1) Em rigor, a expressão que está no DL 163/2006 não é superfície de atendimento ao público, mas sim "superfície de acesso ao público", ou seja, toda a área do estabelecimento à qual não é vedado o acesso de pessoas estranhas ao serviço. Devem portanto incluir-se nessa área as instalações sanitárias para os clientes bem como todos os espaços de circulação abertos aos clientes.
2) Uma instalação sanitária que cumpra as normas do DL 163/2006 deve ser designada por "IS acessível". Nada naquele decreto obriga a vedar o seu uso a clientes que não tenham a mobilidade condicionada, e nada impede que a IS acessível seja portanto a IS de uso corrente (por outras palavras, não é preciso ter uma IS a mais para "ter a IS dos deficientes", como às vezes erradamente se supõe).

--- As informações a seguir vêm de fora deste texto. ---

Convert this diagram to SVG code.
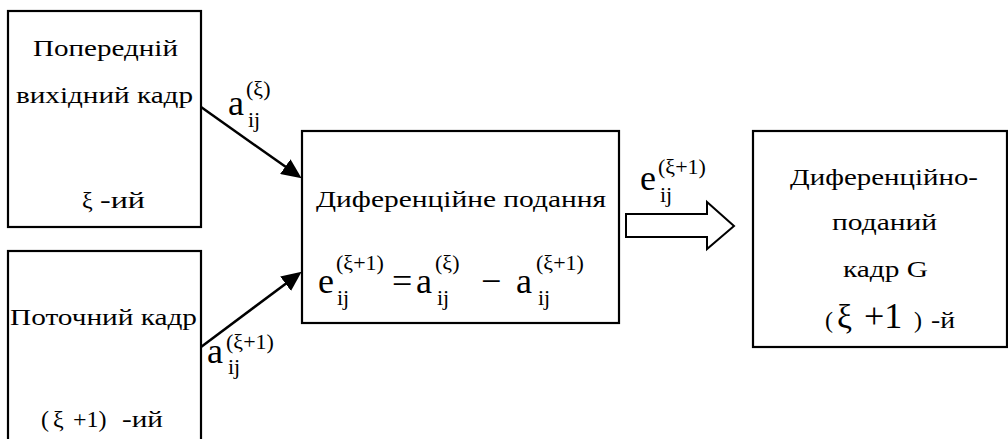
<svg xmlns="http://www.w3.org/2000/svg" width="1008" height="439" viewBox="0 0 1008 439">
<defs>
<marker id="ah" markerUnits="userSpaceOnUse" markerWidth="22" markerHeight="18" refX="6" refY="9" orient="auto">
<path d="M0,0 L20,9 L0,18 z" fill="#000"/>
</marker>
</defs>
<rect width="1008" height="439" fill="#fff"/>
<g id="prev-frame">
<rect x="8" y="11" width="193" height="216" fill="#fff" stroke="#000" stroke-width="2.2"/>
<text x="33" y="56" font-family="Times New Roman" font-size="24" textLength="145" lengthAdjust="spacingAndGlyphs">Попередній</text>
<text x="16" y="103" font-family="Times New Roman" font-size="24" textLength="177" lengthAdjust="spacingAndGlyphs">вихідний кадр</text>
<text x="82" y="208" font-family="Times New Roman" font-size="24">ξ</text>
<text x="100" y="208" font-family="Times New Roman" font-size="24" textLength="45" lengthAdjust="spacingAndGlyphs">-ий</text>
</g>
<g id="cur-frame">
<rect x="8" y="251" width="193" height="200" fill="#fff" stroke="#000" stroke-width="2.2"/>
<text x="10" y="325" font-family="Times New Roman" font-size="24" textLength="187" lengthAdjust="spacingAndGlyphs">Поточний кадр</text>
<text x="41" y="427" font-family="Times New Roman" font-size="24">(</text>
<text x="53" y="427" font-family="Times New Roman" font-size="24">ξ</text>
<text x="73" y="427" font-family="Times New Roman" font-size="24">+1)</text>
<text x="122" y="427" font-family="Times New Roman" font-size="24" textLength="41" lengthAdjust="spacingAndGlyphs">-ий</text>
</g>
<g id="diff">
<rect x="302" y="131" width="317" height="192" fill="#fff" stroke="#000" stroke-width="2.2"/>
<text x="316" y="207" font-family="Times New Roman" font-size="24" textLength="290" lengthAdjust="spacingAndGlyphs">Диференційне подання</text>
<text font-family="Times New Roman" font-size="24" transform="translate(318,293) scale(1.5)">e</text>
<text x="336" y="270" font-family="Times New Roman" font-size="22">(ξ+1)</text>
<text x="337" y="305" font-family="Times New Roman" font-size="22">ij</text>
<text font-family="Times New Roman" font-size="24" transform="translate(392,293) scale(1.5)">=</text>
<text font-family="Times New Roman" font-size="24" transform="translate(416,293) scale(1.5)">a</text>
<text x="435" y="270" font-family="Times New Roman" font-size="22">(ξ)</text>
<text x="437" y="305" font-family="Times New Roman" font-size="22">ij</text>
<text font-family="Times New Roman" font-size="24" transform="translate(481,293) scale(1.5)">−</text>
<text font-family="Times New Roman" font-size="24" transform="translate(516,293) scale(1.5)">a</text>
<text x="536" y="270" font-family="Times New Roman" font-size="22">(ξ+1)</text>
<text x="538" y="305" font-family="Times New Roman" font-size="22">ij</text>
</g>
<g id="result">
<rect x="753" y="131" width="254" height="216" fill="#fff" stroke="#000" stroke-width="2.2"/>
<text x="790" y="185" font-family="Times New Roman" font-size="24" textLength="188" lengthAdjust="spacingAndGlyphs">Диференційно-</text>
<text x="832" y="230" font-family="Times New Roman" font-size="24" textLength="105" lengthAdjust="spacingAndGlyphs">поданий</text>
<text x="843" y="277" font-family="Times New Roman" font-size="24" textLength="85" lengthAdjust="spacingAndGlyphs">кадр G</text>
<text x="825" y="328" font-family="Times New Roman" font-size="24">(</text>
<text font-family="Times New Roman" font-size="24" transform="translate(837,328) scale(1.4)">ξ</text>
<text font-family="Times New Roman" font-size="24" transform="translate(864,328) scale(1.5)">+1</text>
<text x="914" y="328" font-family="Times New Roman" font-size="24">)</text>
<text x="931" y="328" font-family="Times New Roman" font-size="24" textLength="24" lengthAdjust="spacingAndGlyphs">-й</text>
</g>
<g id="connectors">
<line x1="201" y1="107" x2="290.2" y2="170.1" stroke="#000" stroke-width="2.5" marker-end="url(#ah)"/>
<line x1="201" y1="347" x2="290.4" y2="280.2" stroke="#000" stroke-width="2.5" marker-end="url(#ah)"/>
<polygon points="626,214 707,214 707,202 734,226 707,249 707,237 626,237" fill="#fff" stroke="#000" stroke-width="2"/>
<text font-family="Times New Roman" font-size="24" transform="translate(228,115) scale(1.5)">a</text>
<text x="246" y="96" font-family="Times New Roman" font-size="22">(ξ)</text>
<text x="248" y="127" font-family="Times New Roman" font-size="22">ij</text>
<text font-family="Times New Roman" font-size="24" transform="translate(207,363) scale(1.5)">a</text>
<text x="226" y="349" font-family="Times New Roman" font-size="22">(ξ+1)</text>
<text x="228" y="374" font-family="Times New Roman" font-size="22">ij</text>
<text font-family="Times New Roman" font-size="24" transform="translate(640,190) scale(1.5)">e</text>
<text x="658" y="174" font-family="Times New Roman" font-size="22">(ξ+1)</text>
<text x="660" y="202" font-family="Times New Roman" font-size="22">ij</text>
</g>
</svg>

3) Só os estabelecimentos abrangidos pelo DL 163/2006 estão, em rigor, obrigados a cumprir as disposições desse decreto, nomeadamente as normas técnicas e os prazos para adaptação. E no artigo 2.º n.º encontramos uma enumeração taxativa, portanto só o que lá está expressamente referido é que está abrangido. Não parece correcto supor que a Lei 46/2006 tenha vindo alargar o âmbito de aplicação das exigências do DL 163/2006. O que essa lei refere é algo diferente: é que a falta de acessibilidade no meio edificado é uma prática discriminatória, e que não se pode, por via da deficiência de uma pessoa, impedi-lo de entrar em edifícios e estabelecimentos e de usufruir dos bens e serviços que aí estejam disponíveis para os restantes cidadãos. Por outras palavras, não é admissível que a falta de acesso físico impeça um cliente com deficiência motora (por exemplo) de entrar no estabelecimento e de (por exemplo) consumir uma refeição e usufruir das restantes coisas disponibilizadas aos clientes (incluindo o uso das IS). Em rigor, poderá o proprietário do estabelecimento ter de ajudar o cliente, mesmo que com ajuda manual (carregar a pessoa, por exemplo), a vencer as barreiras existentes no interior do estabelecimento.
Esta, note-se, é UMA interpretação possível.
Outros advogam, por exemplo, que a Lei 46/2006 veio alargar a exigência de acessibilidade a outros estabelecimentos não abrangidos pelo DL 163/2006, defendendo que nem todas as normas têm de ser cumpridas, mas nunca são capazes de especificar quais são, então, as normas dispensáveis.
Penso que só com uma alteração legislativa (do DL 163/2006, por exemplo), ou através da jurisprudência, é que esta questão poderá vir a ser resolvida.
Até lá, o mais prudente (para o proprietário) é promover o maior grau de acessibilidade possível no interior do estabelecimento (tendo em conta, e volto ao início, que a IS acessível não tem de ser de uso exclusivo dos clientes com deficiência).